> _Exercise task_
Omit any picture, and return the remaining data exactly as written.

======== Data block

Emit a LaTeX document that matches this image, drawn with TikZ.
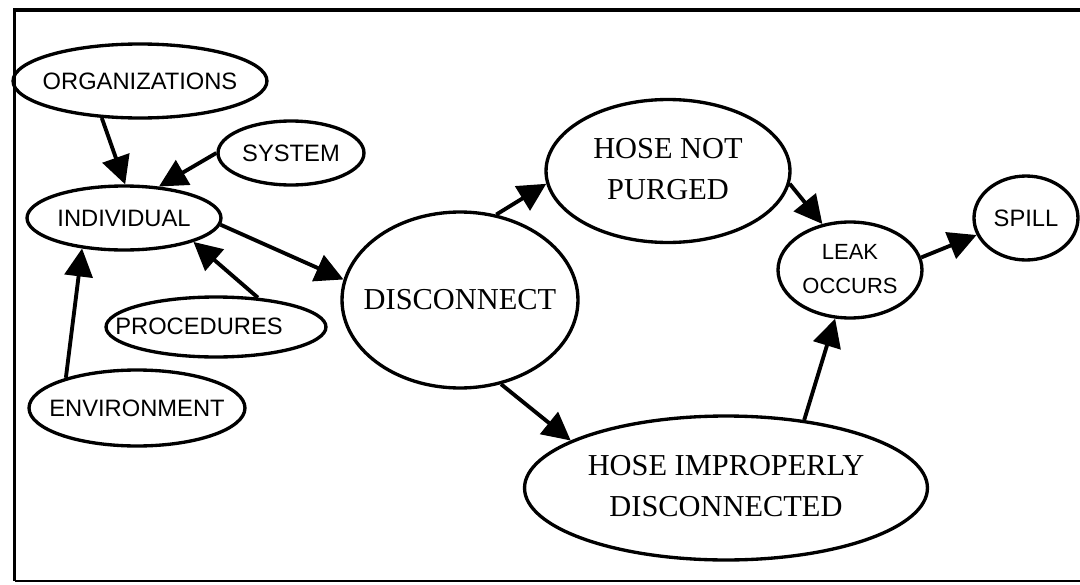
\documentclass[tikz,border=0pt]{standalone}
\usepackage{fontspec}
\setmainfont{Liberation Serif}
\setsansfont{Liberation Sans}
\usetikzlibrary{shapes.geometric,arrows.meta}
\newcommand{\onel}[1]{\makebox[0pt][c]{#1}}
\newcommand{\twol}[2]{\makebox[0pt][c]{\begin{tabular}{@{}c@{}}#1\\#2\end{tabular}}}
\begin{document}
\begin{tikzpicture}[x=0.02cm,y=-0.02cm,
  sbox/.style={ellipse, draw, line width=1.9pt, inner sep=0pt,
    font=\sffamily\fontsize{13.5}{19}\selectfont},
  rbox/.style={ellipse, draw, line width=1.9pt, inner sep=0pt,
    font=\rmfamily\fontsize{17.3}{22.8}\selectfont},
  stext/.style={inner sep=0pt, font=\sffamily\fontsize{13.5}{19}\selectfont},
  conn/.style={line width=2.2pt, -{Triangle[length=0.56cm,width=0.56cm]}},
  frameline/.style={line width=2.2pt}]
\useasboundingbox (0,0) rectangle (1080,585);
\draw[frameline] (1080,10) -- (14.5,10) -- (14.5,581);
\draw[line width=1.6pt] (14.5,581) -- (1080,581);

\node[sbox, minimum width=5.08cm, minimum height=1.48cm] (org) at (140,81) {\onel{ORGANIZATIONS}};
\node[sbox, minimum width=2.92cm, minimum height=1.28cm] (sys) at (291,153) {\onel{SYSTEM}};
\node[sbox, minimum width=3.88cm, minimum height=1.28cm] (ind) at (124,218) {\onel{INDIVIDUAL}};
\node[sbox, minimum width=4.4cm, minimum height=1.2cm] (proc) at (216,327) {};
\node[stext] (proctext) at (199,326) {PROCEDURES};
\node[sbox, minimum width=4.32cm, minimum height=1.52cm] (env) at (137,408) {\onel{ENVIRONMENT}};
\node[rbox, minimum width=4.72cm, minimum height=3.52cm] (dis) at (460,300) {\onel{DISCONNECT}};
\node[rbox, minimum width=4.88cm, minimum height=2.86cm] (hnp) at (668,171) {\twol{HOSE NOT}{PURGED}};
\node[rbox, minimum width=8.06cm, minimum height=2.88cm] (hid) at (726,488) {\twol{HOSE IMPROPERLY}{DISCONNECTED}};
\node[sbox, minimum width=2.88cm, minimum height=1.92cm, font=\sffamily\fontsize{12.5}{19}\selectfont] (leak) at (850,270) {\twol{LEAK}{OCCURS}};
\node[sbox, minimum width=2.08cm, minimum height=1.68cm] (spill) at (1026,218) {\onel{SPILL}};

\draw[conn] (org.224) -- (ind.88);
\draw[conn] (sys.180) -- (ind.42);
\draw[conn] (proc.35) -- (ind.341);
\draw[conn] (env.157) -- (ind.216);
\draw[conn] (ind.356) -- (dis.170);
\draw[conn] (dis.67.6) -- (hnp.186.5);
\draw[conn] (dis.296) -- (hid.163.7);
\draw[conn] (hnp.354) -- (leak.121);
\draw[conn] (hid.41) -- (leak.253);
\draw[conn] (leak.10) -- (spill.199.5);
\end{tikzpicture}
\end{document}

================

> _Reply to the exercise_
Emit a LaTeX document that matches this image, drawn with TikZ.
\documentclass[tikz,border=0pt]{standalone}
\usepackage{fontspec}
\setmainfont{Liberation Serif}
\setsansfont{Liberation Sans}
\usetikzlibrary{shapes.geometric,arrows.meta}
\newcommand{\onel}[1]{\makebox[0pt][c]{#1}}
\newcommand{\twol}[2]{\makebox[0pt][c]{\begin{tabular}{@{}c@{}}#1\\#2\end{tabular}}}
\begin{document}
\begin{tikzpicture}[x=0.02cm,y=-0.02cm,
  sbox/.style={ellipse, draw, line width=1.9pt, inner sep=0pt,
    font=\sffamily\fontsize{13.5}{19}\selectfont},
  rbox/.style={ellipse, draw, line width=1.9pt, inner sep=0pt,
    font=\rmfamily\fontsize{17.3}{22.8}\selectfont},
  stext/.style={inner sep=0pt, font=\sffamily\fontsize{13.5}{19}\selectfont},
  conn/.style={line width=2.2pt, -{Triangle[length=0.56cm,width=0.56cm]}},
  frameline/.style={line width=2.2pt}]
\useasboundingbox (0,0) rectangle (1080,585);
\draw[frameline] (1080,10) -- (14.5,10) -- (14.5,581);
\draw[line width=1.6pt] (14.5,581) -- (1080,581);

\node[sbox, minimum width=5.08cm, minimum height=1.48cm] (org) at (140,81) {\onel{ORGANIZATIONS}};
\node[sbox, minimum width=2.92cm, minimum height=1.28cm] (sys) at (291,153) {\onel{SYSTEM}};
\node[sbox, minimum width=3.88cm, minimum height=1.28cm] (ind) at (124,218) {\onel{INDIVIDUAL}};
\node[sbox, minimum width=4.4cm, minimum height=1.2cm] (proc) at (216,327) {};
\node[stext] (proctext) at (199,326) {PROCEDURES};
\node[sbox, minimum width=4.32cm, minimum height=1.52cm] (env) at (137,408) {\onel{ENVIRONMENT}};
\node[rbox, minimum width=4.72cm, minimum height=3.52cm] (dis) at (460,300) {\onel{DISCONNECT}};
\node[rbox, minimum width=4.88cm, minimum height=2.86cm] (hnp) at (668,171) {\twol{HOSE NOT}{PURGED}};
\node[rbox, minimum width=8.06cm, minimum height=2.88cm] (hid) at (726,488) {\twol{HOSE IMPROPERLY}{DISCONNECTED}};
\node[sbox, minimum width=2.88cm, minimum height=1.92cm, font=\sffamily\fontsize{12.5}{19}\selectfont] (leak) at (850,270) {\twol{LEAK}{OCCURS}};
\node[sbox, minimum width=2.08cm, minimum height=1.68cm] (spill) at (1026,218) {\onel{SPILL}};

\draw[conn] (org.224) -- (ind.88);
\draw[conn] (sys.180) -- (ind.42);
\draw[conn] (proc.35) -- (ind.341);
\draw[conn] (env.157) -- (ind.216);
\draw[conn] (ind.356) -- (dis.170);
\draw[conn] (dis.67.6) -- (hnp.186.5);
\draw[conn] (dis.296) -- (hid.163.7);
\draw[conn] (hnp.354) -- (leak.121);
\draw[conn] (hid.41) -- (leak.253);
\draw[conn] (leak.10) -- (spill.199.5);
\end{tikzpicture}
\end{document}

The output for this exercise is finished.